▸ EXERCISE PROMPT
Below this line is a listing that includes pictures. Copy exactly, and only, the lines from the one containing "What matplotlib code" through the one containing "from matplotlib.path import Path"; the pictures do not go in the copy.

******************************

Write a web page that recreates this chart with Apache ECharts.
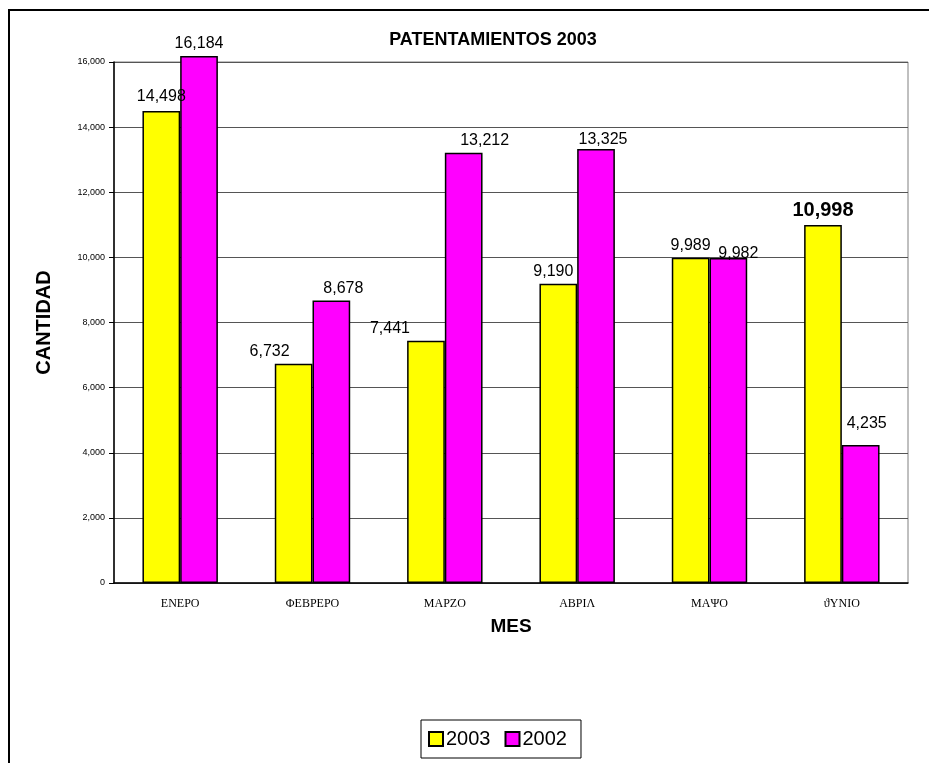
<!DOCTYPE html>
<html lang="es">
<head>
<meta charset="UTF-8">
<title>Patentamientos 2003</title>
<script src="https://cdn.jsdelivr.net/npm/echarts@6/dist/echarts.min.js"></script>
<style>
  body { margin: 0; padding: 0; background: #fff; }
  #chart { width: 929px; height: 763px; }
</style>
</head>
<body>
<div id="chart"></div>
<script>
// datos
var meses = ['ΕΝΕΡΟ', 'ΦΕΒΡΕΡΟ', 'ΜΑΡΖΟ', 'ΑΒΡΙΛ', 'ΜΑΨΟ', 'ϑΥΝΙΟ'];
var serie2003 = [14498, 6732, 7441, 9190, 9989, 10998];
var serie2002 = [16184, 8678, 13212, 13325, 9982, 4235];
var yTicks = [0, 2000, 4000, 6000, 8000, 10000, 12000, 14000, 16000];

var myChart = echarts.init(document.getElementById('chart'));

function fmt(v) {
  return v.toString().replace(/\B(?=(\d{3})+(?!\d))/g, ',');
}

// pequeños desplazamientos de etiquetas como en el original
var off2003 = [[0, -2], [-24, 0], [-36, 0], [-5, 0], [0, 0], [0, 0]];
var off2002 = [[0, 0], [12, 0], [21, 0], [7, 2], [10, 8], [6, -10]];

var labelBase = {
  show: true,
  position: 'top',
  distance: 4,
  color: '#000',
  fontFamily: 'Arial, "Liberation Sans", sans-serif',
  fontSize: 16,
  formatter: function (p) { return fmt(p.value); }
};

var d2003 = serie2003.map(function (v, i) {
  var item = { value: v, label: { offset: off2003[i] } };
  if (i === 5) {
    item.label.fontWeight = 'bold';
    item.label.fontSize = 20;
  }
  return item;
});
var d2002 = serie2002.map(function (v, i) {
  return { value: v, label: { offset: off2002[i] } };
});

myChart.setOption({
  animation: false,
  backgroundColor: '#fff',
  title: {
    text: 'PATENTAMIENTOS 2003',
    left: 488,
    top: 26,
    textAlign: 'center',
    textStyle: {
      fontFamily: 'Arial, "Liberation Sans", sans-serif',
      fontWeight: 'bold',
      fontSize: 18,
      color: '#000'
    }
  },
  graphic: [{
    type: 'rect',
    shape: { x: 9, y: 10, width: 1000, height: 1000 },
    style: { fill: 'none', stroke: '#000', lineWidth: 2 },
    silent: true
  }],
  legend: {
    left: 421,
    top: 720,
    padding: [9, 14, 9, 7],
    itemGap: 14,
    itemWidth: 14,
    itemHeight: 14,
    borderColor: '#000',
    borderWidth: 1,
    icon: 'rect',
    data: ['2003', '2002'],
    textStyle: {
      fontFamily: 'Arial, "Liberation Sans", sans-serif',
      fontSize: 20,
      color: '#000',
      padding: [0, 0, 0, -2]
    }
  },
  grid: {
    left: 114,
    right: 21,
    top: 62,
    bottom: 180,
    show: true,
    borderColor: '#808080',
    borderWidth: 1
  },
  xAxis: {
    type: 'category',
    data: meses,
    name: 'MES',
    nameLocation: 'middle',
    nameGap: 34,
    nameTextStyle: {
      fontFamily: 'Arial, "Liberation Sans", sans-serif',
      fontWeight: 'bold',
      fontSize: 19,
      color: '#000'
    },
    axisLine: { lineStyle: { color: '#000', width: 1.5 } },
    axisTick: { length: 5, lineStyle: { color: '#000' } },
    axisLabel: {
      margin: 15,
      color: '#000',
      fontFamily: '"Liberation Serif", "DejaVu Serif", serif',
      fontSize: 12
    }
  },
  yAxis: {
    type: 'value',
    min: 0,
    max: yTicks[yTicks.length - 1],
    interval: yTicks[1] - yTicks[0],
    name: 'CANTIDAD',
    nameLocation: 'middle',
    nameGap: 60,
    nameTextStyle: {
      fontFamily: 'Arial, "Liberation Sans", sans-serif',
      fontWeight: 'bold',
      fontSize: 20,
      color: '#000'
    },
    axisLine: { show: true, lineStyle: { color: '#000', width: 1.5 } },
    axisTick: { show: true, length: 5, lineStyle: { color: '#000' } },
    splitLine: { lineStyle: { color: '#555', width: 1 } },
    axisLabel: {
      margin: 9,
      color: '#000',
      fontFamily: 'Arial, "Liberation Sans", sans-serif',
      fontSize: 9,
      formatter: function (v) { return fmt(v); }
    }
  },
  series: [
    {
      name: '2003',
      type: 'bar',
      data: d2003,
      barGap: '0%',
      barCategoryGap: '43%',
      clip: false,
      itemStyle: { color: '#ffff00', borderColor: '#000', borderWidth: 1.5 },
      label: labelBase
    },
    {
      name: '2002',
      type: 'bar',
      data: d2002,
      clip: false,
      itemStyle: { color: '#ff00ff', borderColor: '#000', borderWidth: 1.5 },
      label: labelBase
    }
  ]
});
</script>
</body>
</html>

******************************

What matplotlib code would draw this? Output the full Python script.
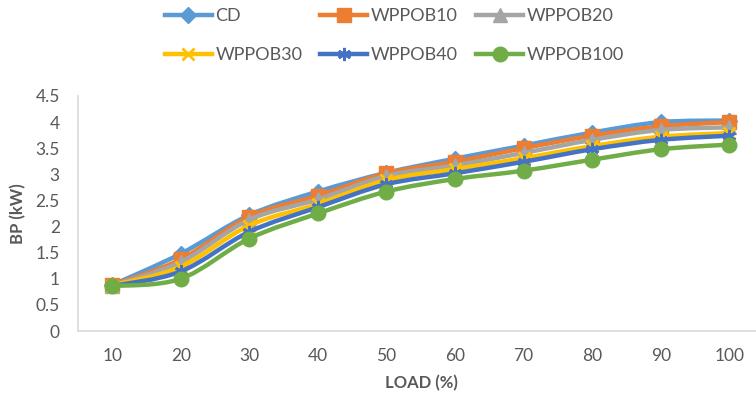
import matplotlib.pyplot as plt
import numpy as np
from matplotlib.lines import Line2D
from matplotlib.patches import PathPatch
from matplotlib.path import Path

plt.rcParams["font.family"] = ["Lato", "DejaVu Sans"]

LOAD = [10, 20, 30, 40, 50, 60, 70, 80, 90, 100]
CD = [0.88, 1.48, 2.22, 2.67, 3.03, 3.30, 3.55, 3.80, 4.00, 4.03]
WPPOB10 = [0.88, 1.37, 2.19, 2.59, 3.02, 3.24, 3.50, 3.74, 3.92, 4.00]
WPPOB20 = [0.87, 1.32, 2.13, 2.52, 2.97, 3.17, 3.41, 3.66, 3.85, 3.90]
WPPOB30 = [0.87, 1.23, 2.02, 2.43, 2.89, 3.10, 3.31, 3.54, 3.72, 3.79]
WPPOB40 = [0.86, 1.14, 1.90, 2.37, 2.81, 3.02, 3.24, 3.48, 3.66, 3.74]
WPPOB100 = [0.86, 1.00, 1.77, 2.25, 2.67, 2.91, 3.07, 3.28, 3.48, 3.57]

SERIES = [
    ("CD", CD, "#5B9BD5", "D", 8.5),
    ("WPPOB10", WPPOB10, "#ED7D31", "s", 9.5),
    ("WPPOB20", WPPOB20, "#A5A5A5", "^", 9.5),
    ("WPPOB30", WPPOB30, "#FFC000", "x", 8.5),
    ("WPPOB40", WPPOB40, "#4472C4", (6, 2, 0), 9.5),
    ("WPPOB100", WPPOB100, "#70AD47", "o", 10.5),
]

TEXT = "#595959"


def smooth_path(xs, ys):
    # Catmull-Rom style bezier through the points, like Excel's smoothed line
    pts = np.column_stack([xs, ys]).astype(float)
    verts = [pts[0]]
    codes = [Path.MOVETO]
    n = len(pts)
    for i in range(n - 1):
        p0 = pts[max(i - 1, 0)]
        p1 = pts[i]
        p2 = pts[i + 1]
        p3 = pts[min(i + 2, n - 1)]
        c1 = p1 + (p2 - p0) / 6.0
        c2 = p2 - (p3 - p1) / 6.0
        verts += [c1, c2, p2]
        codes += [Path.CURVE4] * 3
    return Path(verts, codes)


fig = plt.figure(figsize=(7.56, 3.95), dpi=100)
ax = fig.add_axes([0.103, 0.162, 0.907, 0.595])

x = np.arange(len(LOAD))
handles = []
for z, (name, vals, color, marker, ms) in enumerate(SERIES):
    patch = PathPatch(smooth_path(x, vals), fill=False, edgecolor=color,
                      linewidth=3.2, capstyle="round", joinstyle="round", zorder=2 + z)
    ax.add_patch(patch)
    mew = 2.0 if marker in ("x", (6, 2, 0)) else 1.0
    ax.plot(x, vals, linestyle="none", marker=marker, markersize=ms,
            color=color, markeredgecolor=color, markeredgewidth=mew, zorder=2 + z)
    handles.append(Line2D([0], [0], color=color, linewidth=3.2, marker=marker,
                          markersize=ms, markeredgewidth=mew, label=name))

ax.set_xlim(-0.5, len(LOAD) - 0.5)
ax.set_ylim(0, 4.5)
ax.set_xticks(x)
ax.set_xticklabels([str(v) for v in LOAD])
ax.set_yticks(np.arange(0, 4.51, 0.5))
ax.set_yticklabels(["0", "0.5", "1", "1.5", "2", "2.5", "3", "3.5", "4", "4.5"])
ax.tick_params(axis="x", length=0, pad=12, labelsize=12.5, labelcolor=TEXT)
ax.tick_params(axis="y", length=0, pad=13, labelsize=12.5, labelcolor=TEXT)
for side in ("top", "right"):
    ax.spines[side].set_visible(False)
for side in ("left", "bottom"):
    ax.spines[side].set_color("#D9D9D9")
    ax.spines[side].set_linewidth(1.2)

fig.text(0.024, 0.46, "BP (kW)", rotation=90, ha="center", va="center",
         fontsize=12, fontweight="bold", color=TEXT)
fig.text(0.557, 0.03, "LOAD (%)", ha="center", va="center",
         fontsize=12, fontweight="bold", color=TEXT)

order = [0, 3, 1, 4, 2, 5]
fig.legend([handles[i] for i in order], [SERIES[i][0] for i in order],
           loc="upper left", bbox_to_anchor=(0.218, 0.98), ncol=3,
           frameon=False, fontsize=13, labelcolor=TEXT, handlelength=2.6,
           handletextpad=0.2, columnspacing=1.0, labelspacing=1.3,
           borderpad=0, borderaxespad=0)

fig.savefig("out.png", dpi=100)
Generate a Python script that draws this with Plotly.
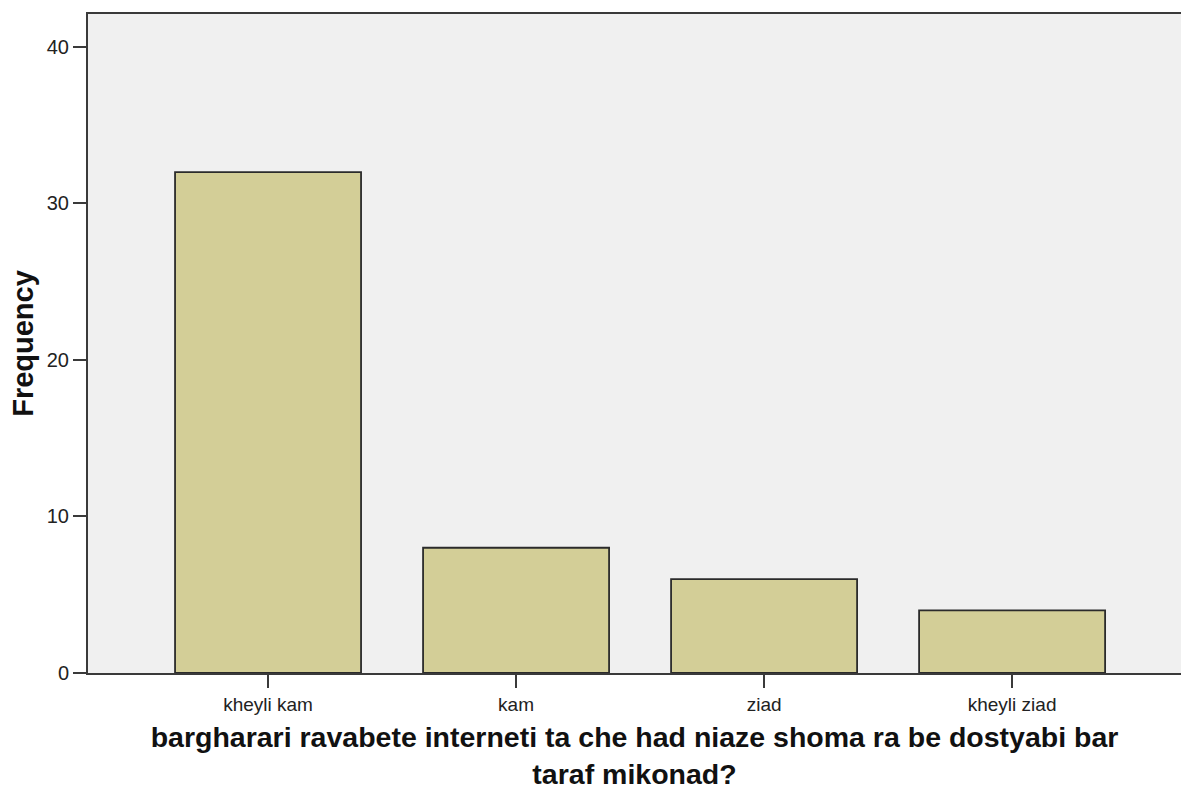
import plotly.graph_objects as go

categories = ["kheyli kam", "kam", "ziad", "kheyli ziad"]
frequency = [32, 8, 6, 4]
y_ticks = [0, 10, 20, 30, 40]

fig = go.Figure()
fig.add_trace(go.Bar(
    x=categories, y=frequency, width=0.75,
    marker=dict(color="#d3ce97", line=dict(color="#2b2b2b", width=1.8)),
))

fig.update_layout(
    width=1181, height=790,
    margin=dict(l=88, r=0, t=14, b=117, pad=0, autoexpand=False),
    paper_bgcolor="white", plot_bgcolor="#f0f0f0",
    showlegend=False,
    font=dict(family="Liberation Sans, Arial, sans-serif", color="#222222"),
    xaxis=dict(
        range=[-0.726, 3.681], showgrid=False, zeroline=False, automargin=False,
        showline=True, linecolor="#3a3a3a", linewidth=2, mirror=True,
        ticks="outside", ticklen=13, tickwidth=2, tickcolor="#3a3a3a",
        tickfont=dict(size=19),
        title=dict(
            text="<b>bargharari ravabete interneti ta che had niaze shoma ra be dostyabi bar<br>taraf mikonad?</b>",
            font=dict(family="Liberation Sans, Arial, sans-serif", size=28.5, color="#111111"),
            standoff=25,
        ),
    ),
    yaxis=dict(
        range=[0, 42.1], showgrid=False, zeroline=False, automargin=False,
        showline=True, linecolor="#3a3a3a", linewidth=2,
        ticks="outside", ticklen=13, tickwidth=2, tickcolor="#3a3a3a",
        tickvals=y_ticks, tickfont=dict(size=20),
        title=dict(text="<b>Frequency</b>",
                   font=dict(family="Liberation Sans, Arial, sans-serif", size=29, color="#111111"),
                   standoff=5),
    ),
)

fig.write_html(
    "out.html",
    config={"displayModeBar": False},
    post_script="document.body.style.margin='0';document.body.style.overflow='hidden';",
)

******************************

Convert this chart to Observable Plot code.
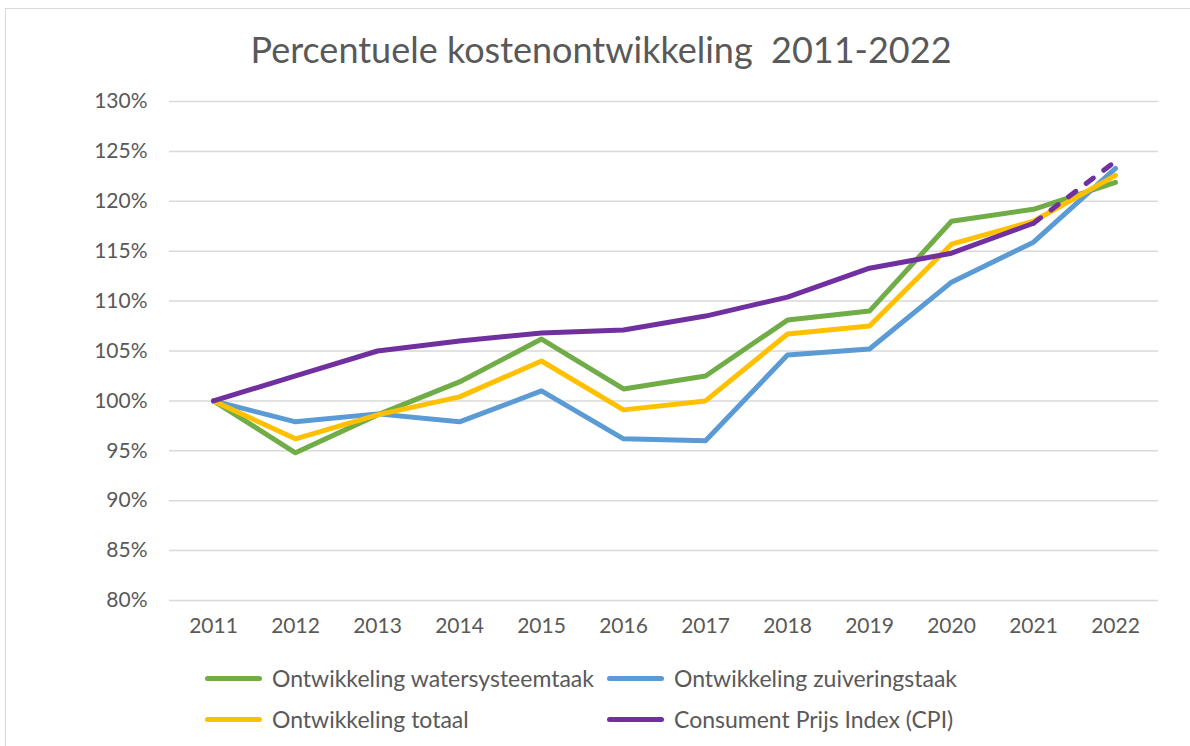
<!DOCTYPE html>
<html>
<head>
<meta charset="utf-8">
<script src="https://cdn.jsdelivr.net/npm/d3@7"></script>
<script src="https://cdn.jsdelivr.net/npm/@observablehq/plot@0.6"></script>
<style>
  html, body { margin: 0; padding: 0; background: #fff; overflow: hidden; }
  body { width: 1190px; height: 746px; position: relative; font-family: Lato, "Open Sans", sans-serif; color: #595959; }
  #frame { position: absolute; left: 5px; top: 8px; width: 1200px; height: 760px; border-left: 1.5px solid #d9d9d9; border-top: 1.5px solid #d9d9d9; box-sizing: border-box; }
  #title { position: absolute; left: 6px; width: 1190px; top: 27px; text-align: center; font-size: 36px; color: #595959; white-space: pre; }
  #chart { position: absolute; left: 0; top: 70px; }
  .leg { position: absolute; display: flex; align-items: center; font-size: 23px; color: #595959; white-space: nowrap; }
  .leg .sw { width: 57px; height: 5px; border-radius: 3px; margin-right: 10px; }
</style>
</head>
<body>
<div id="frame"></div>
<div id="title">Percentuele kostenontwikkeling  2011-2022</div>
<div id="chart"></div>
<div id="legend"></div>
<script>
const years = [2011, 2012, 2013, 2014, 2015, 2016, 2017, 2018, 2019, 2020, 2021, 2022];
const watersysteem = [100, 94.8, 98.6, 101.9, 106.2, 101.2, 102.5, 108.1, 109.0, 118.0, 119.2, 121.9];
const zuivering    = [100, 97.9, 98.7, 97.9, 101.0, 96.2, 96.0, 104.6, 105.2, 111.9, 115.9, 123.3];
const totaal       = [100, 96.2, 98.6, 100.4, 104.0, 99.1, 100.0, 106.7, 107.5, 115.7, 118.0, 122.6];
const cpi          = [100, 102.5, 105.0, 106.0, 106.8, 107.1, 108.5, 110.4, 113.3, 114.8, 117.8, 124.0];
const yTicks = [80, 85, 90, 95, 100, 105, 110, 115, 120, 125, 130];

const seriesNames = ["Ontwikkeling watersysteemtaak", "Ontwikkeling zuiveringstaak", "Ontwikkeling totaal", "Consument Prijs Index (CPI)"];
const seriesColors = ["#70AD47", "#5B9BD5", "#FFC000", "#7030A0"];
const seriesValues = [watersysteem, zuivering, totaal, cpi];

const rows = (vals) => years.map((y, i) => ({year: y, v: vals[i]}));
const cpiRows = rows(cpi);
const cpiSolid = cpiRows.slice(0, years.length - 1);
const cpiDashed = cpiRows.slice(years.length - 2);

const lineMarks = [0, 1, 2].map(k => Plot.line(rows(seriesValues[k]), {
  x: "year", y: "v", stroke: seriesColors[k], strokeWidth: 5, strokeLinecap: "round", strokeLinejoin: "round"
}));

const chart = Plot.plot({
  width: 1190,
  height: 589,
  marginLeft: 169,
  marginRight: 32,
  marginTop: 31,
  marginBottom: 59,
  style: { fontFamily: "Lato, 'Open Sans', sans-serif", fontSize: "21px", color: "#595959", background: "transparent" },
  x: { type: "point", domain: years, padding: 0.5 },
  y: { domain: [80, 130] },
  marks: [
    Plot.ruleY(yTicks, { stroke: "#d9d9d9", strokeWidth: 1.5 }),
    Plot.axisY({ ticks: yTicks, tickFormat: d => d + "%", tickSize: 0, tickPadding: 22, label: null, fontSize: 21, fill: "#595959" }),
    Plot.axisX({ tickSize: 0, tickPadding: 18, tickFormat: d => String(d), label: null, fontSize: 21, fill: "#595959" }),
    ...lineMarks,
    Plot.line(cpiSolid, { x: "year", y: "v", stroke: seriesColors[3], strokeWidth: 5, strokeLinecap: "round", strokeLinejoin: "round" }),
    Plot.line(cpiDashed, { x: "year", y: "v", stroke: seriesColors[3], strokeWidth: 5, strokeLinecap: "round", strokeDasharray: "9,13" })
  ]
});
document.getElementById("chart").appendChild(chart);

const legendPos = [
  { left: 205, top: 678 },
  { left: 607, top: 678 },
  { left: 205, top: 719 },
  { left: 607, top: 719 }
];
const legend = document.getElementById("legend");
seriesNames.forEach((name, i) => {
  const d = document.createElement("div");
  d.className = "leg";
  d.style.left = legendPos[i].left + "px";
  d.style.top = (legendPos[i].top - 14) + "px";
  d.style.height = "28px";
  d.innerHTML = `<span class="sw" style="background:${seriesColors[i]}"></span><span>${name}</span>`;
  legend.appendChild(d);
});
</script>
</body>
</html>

******************************

▸ CORRECT ANSWER
What matplotlib code would draw this? Output the full Python script.
import matplotlib.pyplot as plt
import numpy as np
from matplotlib.lines import Line2D
from matplotlib.patches import PathPatch
from matplotlib.path import Path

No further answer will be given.